Markets with Strong ‘Soft Power’ Brands Attract Greater Share of FDI

May 31, 2012 /

Ernst & Young has launched its Rapid Growth Market Soft Power Index, in conjunction with the Moscow-based SKOLKOVO Institute for Emerging Markets Studies which shows that countries with strong “soft power” brands attract significantly more foreign direct investment (FDI).

At its core, soft power is defined as the ability to shape the preferences of others by possessing intangible assets such as an attractive personality, culture, political values and institutions and policies that are seen as legitimate or having moral authority. The Rapid Growth Soft Power Index consists of three criteria: integrity, global integration and image.

Although year-on year changes do occur in the rankings, the absolute changes are not large, demonstrating that a strong power brand typically takes many years to acquire or lose.

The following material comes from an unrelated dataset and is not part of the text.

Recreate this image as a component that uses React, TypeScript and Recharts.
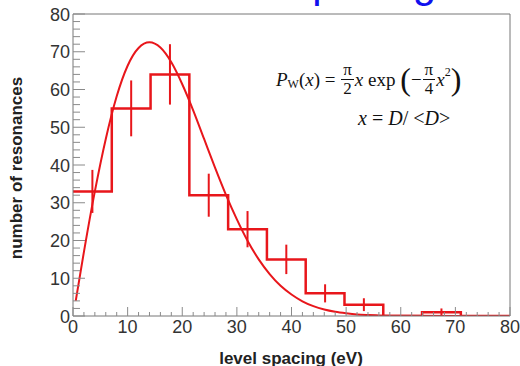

Alexis Karklins-Marchay, Co-leader of the Ernst & Young Emerging Markets Center says, “Several recent trends have made the deployment and use of soft power critical and it is no surprise that the BRIC countries dominate this index. Firstly, the recent rapid growth of the emerging market economies; and secondly the issue of soft power has become vital as countries compete to attracting foreign direct investment.

“Soft power has gained widespread currency and is now regarded as an important and comprehensive indicator of national strength. In addition, soft power is essential in raising and reinforcing a nation’s brand.”

Rapid Growth Markets vs the G7s

Using the identical variables and weights as those used for Rapid Growth Markets, soft power was calculated for each of the G7 nations.  The US dominated the index with a considerably margin of almost 40 index points from France which was ranked second, followed by Germany and the United Kingdom. The G7 nations rank significantly higher than emerging markets although the gap is decreasing when compared to Japan and Italy.

According to the Index, China leads the emerging market economies, followed closely by India, Russia and Brazil and Turkey. The economies of emerging Eastern Europe comprise the largest number (10 countries) in the top 20; while Central and South America combined have only five. Africa has just one country represented, South Africa, which is ranked in seventh position.

Karklins-Marchay concludes, “Today’s economic and political environments are fluid. If the decline of the West is faster than anyone expects, rather than slow and relative, then the shift in soft power toward the developing world may be faster than anyone has anticipated.”